Because of Eni-Agip's early success in combining screenless completions with a seawater-based VES fracturing fluid, Giovanna and other Adriatic fields with dual-completed wells producing tightly spaced zones will surely continue to benefit from these technologies.
These technologies provide a cost-effective means to produce hydrocarbons that otherwise would have remained in the ground.
Acknowledgments
The authors thank Eni Agip and Schlumberger management for permission to publish this article. The authors also thank Enzo Pitoni, Marco Marilungo, Marco Galli, and Romilda Simone of Eni Agip for the help with this project.
References
- Pitoni, E., Burrafato, G., Devia, F., and Heitmann, N., "Polymer-free fracturing fluid revives shut-in well," World Oil, September 1999, pp. 77-82.
- Armstrong, K., Card, R., Navarrete, R., Nelson, E., Nimerick, K., Samuelson, M., Collins, J., Dumont, G., Priaro, M., Wasylycia, N., and Slusher, G., "Advanced Fracturing Fluids Improve Well Economics," Oil Field Review, Vol. 7, 1995, pp. 43-51.
- Rimmer, B., MacFarlane, C., Mitchell, C., Wolfs, H., and Samuel, M., "Fracture Geometry Optimization: Designs utilizing New Polymer- Free Fracturing Fluid and Log-Derived Stress Profile/Rock Properties," Paper No. SPE 58761.
- Pitoni, E., Copercini, P., Heitmann, N., Mysko, P., and Kelly, B., "Engineered Drill-in Fluids Deliver No-Skin Wells Offshore Gabon," Petroleum Engineer International, May 1999, pp. 46-53.
- Samuel, M., Card, R., Nelson, E., Brown, EJ., Vinod, P., Temple, H., Qu, Q., and Fu, D., "ClearFRAC, A Polymer-Free Fluid for Fracturing Applications," Paper No. SPE 38622.
- Pitoni, E., Devia, F., James, S., and Heitmann, N., "Screenless Completions: Cost-Effective Sand Control in the Adriatic Sea," Paper No. SPE 58787.
The authors
Giovanni Salerno is a completion and production engineer with Eni Agip, Ravenna, Italy. Previously, he worked Eni Agip's well-construction activities, sand-control projects in the US, and coiled-tubing fracturing operations in Canada. Salerno has a degree in petroleum engineering from Bologna University, Italy.
Fabrizio Devia is a completion and production engineer for Eni Agip, Milan, Italy. Previously, he worked on special sand-control projects in the US and on coiled-tubing fracturing operations in Canada. Devia has a degree in petroleum engineering from Bologna University, Italy.

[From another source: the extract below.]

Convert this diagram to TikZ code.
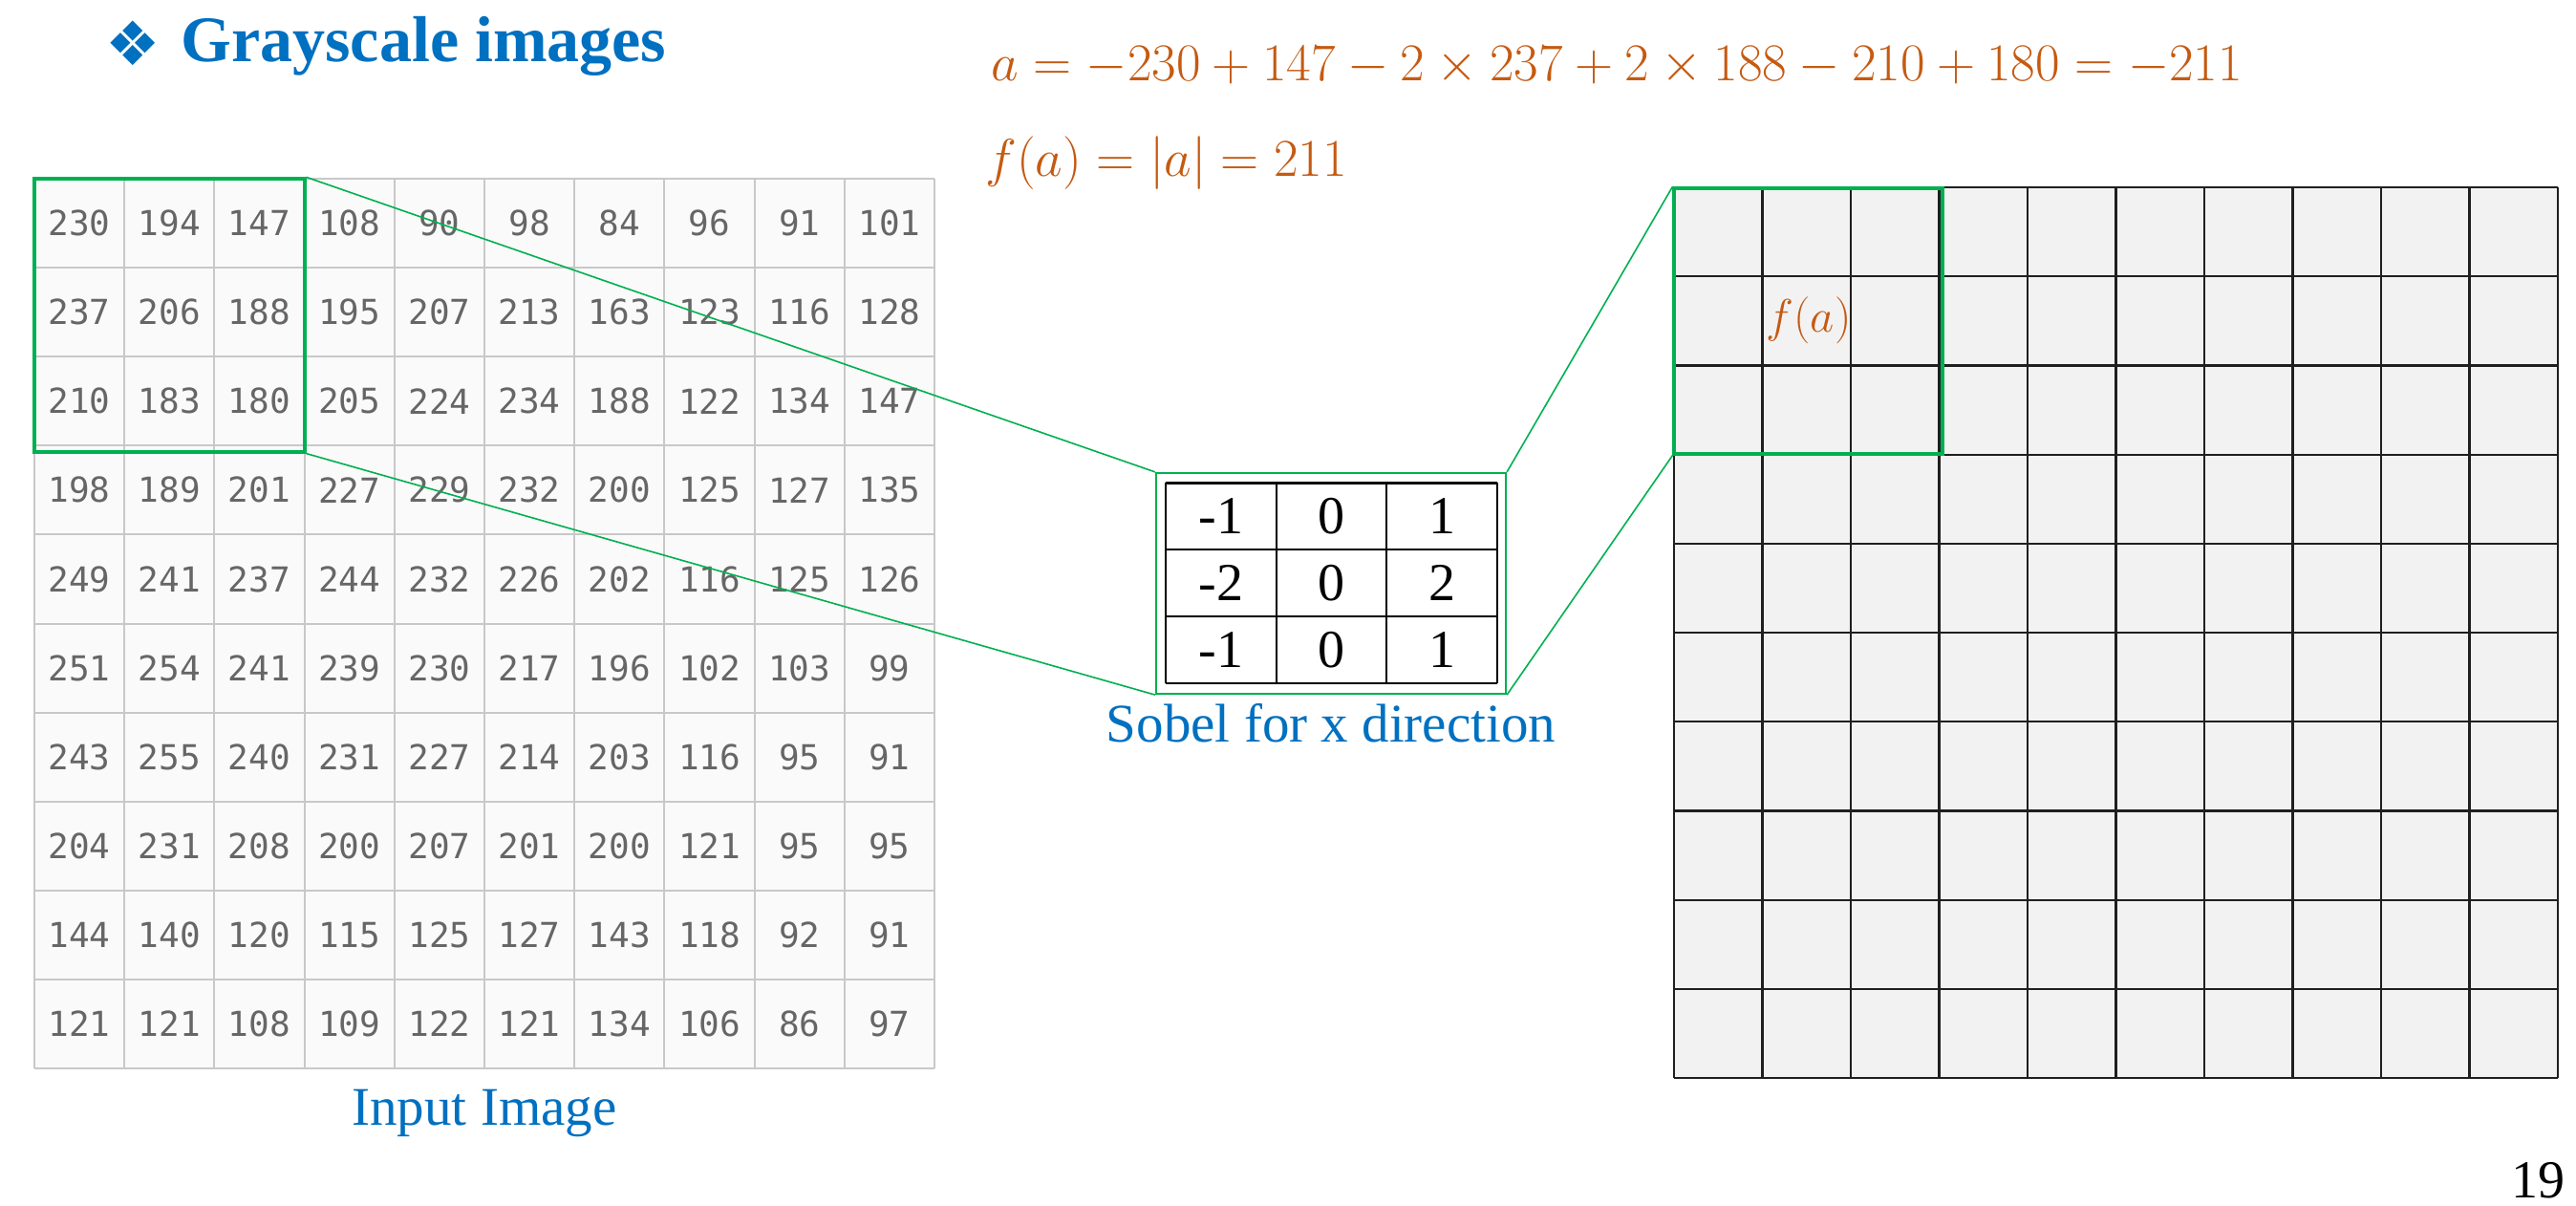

Maurizio Noia is the drilling and completion engineering coordinator in Eni Agip's Ortona operating district in Central Italy. He is also involved with workover and rig-less projects, including the work in Giovanna. Previously, he worked in various drilling and completion areas both in Eni Agip's Milan headquarters and in its affiliate company IEOC in Egypt. Noia holds an MS in physics from the University of Genoa, Italy.
Norbert Heitmann is a senior Schlumberger DESC (Design and Evaluation Services for Clients) engineer, currently based in Eni Agip's Milan headquarters. Since joining Schlumberger in 1987, he has held various field operation and managerial positions in Italy, North Africa, and the UK. Heitmann has an MS in petroleum engineering from TU Clausthal, Germany.
Mathew Samuel is a project manager with Schlumberger in Sugar Land, Tex. He joined Schlumberger in 1996 and has served in research, field, and marketing positions. Previously, he was an assistant professor at New York University. Samuel has a PhD in chemistry from the University of Pennsylvania.